**AIM OF THE TASK:**
What lines of the data include the string "chart"? Copy them all.

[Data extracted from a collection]
┄┄┄┄┄┄┄┄┄┄

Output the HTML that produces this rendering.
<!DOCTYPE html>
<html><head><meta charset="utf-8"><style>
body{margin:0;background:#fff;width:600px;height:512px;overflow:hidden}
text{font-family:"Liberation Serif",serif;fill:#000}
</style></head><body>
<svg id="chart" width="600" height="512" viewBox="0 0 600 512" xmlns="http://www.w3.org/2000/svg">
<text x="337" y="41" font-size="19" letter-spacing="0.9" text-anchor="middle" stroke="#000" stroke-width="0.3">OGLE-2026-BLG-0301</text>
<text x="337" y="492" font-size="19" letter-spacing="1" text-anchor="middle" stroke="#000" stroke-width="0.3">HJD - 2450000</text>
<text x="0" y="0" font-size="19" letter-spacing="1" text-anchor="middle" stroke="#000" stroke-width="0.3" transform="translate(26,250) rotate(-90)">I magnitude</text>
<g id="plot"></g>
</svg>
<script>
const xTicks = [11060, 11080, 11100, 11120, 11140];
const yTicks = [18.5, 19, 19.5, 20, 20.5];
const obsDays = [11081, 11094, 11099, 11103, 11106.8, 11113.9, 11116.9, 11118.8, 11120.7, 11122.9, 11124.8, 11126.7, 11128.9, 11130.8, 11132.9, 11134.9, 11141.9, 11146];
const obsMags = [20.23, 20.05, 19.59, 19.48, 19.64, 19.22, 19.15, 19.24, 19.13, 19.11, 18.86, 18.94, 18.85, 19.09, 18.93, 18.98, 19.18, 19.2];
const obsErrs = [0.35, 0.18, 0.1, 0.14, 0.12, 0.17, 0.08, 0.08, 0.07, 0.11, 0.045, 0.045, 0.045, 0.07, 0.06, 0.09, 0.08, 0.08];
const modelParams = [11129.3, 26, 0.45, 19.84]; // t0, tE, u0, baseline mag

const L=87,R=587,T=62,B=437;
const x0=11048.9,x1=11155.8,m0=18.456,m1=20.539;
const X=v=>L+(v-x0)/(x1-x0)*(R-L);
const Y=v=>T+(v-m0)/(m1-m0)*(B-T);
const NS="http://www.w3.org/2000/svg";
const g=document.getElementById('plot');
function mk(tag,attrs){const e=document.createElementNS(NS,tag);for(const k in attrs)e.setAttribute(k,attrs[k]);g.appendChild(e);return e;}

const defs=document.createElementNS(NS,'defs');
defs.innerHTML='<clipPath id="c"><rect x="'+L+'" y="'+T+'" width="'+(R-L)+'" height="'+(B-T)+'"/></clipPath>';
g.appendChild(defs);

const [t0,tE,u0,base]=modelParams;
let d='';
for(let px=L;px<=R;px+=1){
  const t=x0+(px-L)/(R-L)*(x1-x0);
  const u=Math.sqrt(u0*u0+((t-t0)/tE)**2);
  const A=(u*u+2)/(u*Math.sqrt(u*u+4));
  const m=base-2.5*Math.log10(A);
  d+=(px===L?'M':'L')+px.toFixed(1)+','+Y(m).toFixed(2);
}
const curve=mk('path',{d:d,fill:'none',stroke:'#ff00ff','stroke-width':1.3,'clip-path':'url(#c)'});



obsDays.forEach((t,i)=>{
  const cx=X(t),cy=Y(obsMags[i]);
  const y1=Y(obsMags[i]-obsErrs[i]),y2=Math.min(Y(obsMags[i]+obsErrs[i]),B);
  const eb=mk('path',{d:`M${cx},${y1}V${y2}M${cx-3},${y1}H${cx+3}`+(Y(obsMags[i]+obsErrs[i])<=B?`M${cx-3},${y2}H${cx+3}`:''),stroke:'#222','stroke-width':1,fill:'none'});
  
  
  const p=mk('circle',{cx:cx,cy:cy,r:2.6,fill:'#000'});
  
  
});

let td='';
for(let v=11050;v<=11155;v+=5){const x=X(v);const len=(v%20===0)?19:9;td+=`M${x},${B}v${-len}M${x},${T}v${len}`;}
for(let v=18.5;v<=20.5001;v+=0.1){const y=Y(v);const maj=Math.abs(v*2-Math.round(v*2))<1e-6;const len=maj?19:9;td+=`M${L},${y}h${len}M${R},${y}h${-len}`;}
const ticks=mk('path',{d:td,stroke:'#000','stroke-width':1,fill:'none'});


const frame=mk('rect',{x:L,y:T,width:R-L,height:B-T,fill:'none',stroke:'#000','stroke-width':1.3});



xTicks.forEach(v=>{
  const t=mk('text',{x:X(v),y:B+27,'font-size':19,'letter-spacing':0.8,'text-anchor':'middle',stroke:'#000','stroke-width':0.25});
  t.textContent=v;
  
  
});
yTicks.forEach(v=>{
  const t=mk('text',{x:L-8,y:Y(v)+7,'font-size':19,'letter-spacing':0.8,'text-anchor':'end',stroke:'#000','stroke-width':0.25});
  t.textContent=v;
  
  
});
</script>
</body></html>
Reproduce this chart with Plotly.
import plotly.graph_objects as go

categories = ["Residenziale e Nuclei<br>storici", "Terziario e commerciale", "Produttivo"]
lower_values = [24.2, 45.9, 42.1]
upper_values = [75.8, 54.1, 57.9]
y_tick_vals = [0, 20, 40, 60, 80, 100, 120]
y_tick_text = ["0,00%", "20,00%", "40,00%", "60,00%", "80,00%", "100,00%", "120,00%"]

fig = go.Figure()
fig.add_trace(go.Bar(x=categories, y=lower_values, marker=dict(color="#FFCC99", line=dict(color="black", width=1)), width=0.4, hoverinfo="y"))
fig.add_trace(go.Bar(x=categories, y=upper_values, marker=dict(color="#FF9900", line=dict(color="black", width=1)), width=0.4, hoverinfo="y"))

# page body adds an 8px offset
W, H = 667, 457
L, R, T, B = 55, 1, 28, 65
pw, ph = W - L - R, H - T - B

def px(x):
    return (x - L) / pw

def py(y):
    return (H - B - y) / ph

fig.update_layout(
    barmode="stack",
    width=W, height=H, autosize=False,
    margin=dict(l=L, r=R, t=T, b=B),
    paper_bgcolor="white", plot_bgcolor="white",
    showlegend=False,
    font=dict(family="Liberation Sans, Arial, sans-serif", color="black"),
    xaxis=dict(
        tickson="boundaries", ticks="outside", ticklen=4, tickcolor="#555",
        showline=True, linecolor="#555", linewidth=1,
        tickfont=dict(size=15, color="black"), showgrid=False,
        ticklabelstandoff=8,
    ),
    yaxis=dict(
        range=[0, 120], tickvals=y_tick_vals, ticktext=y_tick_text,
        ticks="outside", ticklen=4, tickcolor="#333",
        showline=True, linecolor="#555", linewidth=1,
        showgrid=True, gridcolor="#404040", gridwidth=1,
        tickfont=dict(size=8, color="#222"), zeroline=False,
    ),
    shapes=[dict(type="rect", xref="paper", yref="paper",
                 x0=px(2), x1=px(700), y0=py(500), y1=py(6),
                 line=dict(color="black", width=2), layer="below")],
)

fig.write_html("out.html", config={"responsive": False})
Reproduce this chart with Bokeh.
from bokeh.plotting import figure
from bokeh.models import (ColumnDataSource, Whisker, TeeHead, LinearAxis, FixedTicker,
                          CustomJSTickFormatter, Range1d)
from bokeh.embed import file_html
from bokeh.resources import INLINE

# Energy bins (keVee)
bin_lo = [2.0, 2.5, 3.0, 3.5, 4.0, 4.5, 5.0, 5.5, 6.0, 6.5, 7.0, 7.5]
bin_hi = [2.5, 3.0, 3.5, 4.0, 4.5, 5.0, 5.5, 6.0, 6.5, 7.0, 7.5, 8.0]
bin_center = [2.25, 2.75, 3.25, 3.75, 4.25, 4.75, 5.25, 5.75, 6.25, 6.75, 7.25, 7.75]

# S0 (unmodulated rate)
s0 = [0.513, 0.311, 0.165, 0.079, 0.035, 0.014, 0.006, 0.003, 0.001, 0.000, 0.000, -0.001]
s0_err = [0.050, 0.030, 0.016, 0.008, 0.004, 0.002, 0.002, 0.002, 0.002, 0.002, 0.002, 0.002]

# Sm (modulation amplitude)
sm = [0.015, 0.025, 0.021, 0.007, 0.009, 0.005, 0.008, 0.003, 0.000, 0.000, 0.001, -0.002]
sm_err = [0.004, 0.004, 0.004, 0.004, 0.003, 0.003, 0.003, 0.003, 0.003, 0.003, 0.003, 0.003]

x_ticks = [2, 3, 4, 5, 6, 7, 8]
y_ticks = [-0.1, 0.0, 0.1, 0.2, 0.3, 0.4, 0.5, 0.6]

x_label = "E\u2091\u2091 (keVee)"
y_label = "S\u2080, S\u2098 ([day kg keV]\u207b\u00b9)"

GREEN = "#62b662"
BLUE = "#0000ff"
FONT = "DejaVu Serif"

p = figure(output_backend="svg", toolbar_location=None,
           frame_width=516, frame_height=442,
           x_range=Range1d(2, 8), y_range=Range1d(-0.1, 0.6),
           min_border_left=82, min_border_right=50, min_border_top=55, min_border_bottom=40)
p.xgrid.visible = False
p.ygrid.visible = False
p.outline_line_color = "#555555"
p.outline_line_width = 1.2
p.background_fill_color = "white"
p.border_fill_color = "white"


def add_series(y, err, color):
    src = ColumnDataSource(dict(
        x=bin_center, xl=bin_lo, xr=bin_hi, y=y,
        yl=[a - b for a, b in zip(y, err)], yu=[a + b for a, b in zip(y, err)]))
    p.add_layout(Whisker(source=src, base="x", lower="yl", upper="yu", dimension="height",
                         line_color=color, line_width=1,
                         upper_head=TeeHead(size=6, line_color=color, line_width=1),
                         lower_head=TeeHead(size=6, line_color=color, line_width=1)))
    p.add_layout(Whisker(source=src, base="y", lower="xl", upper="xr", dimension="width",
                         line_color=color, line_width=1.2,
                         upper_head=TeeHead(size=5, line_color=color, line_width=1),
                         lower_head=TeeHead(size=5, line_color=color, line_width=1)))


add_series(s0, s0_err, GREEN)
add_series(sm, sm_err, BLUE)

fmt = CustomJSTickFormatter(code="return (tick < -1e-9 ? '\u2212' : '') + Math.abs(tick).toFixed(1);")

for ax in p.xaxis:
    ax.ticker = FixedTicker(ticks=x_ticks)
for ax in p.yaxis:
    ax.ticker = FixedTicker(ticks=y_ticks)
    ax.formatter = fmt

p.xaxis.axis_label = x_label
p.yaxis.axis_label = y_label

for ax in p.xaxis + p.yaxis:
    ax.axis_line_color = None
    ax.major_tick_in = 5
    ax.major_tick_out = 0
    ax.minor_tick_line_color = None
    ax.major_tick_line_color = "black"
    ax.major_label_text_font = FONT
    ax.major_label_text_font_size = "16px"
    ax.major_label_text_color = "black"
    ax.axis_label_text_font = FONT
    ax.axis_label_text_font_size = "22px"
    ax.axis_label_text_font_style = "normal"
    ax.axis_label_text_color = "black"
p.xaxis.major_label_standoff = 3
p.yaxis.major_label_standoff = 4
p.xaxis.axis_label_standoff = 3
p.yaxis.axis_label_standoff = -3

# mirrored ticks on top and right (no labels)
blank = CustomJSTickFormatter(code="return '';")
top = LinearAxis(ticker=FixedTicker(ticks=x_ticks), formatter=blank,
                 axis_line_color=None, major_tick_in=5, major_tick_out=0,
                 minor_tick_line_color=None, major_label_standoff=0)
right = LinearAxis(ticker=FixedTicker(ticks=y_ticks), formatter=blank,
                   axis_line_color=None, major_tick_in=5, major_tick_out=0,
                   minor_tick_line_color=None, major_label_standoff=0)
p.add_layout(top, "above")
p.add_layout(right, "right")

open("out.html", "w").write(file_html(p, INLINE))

┄┄┄┄┄┄┄┄┄┄

**RESPONSE TO THIS EXERCISE:**
<svg id="chart" width="600" height="512" viewBox="0 0 600 512" xmlns="http://www.w3.org/2000/svg">
Reproduce this chart with Plotly.
Reproduce this chart with Bokeh.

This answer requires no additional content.